═════ DATASET CONTENT

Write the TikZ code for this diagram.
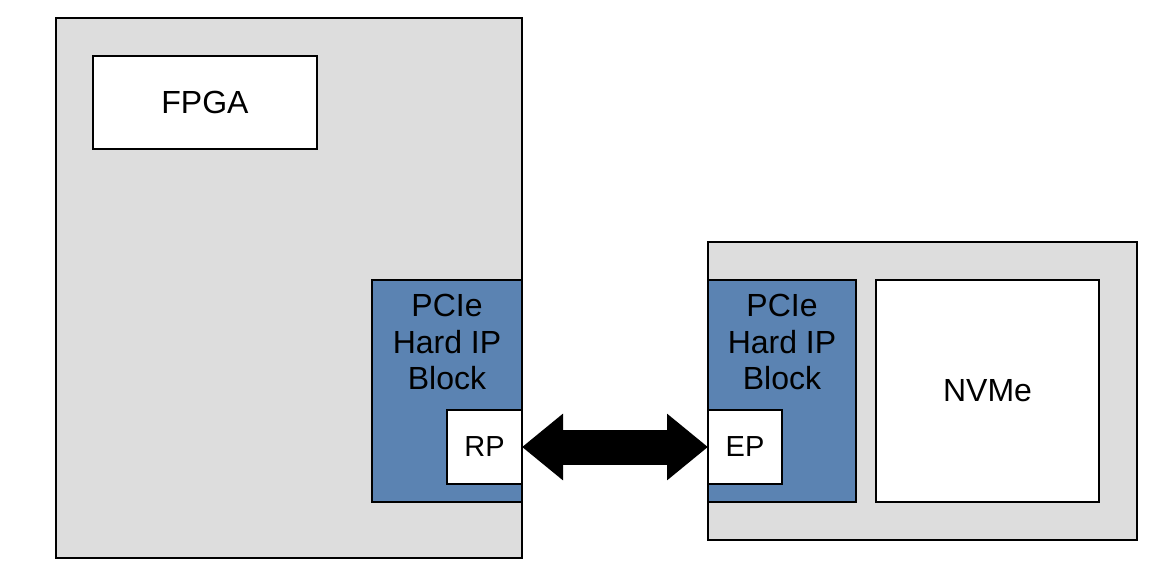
\documentclass[tikz,border=0pt]{standalone}
\usepackage{fontspec}
\setmainfont{Liberation Sans}
\usetikzlibrary{arrows.meta}
\definecolor{boxgray}{RGB}{221,221,221}
\definecolor{ipblue}{RGB}{91,131,178}
\begin{document}
\begin{tikzpicture}[x=1pt,y=-1pt,
  box/.style={draw=black,line width=2pt,rectangle,inner sep=0pt,outer sep=0pt},
  lbl/.style={font=\fontsize{32}{36.5}\selectfont,align=center,inner sep=0pt},
  small/.style={font=\fontsize{29}{34}\selectfont}]
\useasboundingbox (0,0) rectangle (1173,587);
% left board
\node[box,fill=boxgray,minimum width=466pt,minimum height=540pt] (board) at (289,288) {};
\node[box,fill=white,minimum width=224pt,minimum height=93pt,lbl] (fpga) at (205,102.5) {FPGA};
\node[box,fill=ipblue,minimum width=150pt,minimum height=222pt] (ipL) at (447,391) {};
\node[lbl,anchor=north] (ipLtxt) at (447,294) {PCIe\\Hard IP\\Block};
\node[box,fill=white,minimum width=75pt,minimum height=74pt,small] (rp) at (484.5,447) {RP};
% right board
\node[box,fill=boxgray,minimum width=429pt,minimum height=298pt] (ssd) at (922.5,391) {};
\node[box,fill=ipblue,minimum width=148pt,minimum height=222pt] (ipR) at (782,391) {};
\node[lbl,anchor=north] (ipRtxt) at (782,294) {PCIe\\Hard IP\\Block};
\node[box,fill=white,minimum width=74pt,minimum height=74pt,small] (ep) at (745,447) {EP};
\node[box,fill=white,minimum width=223pt,minimum height=222pt,lbl] (nvme) at (987.5,391) {NVMe};
% link
\draw[line width=35pt,{Triangle[length=41pt,width=64pt]}-{Triangle[length=41pt,width=64pt]}]
  (rp.east) -- (ep.west);
\end{tikzpicture}
\end{document}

══════════

→ TASK GOAL:
In your copy, leave out the pictures and reproduce the material above exactly.

→ EXPECTED OUTPUT:
Write the TikZ code for this diagram.
\documentclass[tikz,border=0pt]{standalone}
\usepackage{fontspec}
\setmainfont{Liberation Sans}
\usetikzlibrary{arrows.meta}
\definecolor{boxgray}{RGB}{221,221,221}
\definecolor{ipblue}{RGB}{91,131,178}
\begin{document}
\begin{tikzpicture}[x=1pt,y=-1pt,
  box/.style={draw=black,line width=2pt,rectangle,inner sep=0pt,outer sep=0pt},
  lbl/.style={font=\fontsize{32}{36.5}\selectfont,align=center,inner sep=0pt},
  small/.style={font=\fontsize{29}{34}\selectfont}]
\useasboundingbox (0,0) rectangle (1173,587);
% left board
\node[box,fill=boxgray,minimum width=466pt,minimum height=540pt] (board) at (289,288) {};
\node[box,fill=white,minimum width=224pt,minimum height=93pt,lbl] (fpga) at (205,102.5) {FPGA};
\node[box,fill=ipblue,minimum width=150pt,minimum height=222pt] (ipL) at (447,391) {};
\node[lbl,anchor=north] (ipLtxt) at (447,294) {PCIe\\Hard IP\\Block};
\node[box,fill=white,minimum width=75pt,minimum height=74pt,small] (rp) at (484.5,447) {RP};
% right board
\node[box,fill=boxgray,minimum width=429pt,minimum height=298pt] (ssd) at (922.5,391) {};
\node[box,fill=ipblue,minimum width=148pt,minimum height=222pt] (ipR) at (782,391) {};
\node[lbl,anchor=north] (ipRtxt) at (782,294) {PCIe\\Hard IP\\Block};
\node[box,fill=white,minimum width=74pt,minimum height=74pt,small] (ep) at (745,447) {EP};
\node[box,fill=white,minimum width=223pt,minimum height=222pt,lbl] (nvme) at (987.5,391) {NVMe};
% link
\draw[line width=35pt,{Triangle[length=41pt,width=64pt]}-{Triangle[length=41pt,width=64pt]}]
  (rp.east) -- (ep.west);
\end{tikzpicture}
\end{document}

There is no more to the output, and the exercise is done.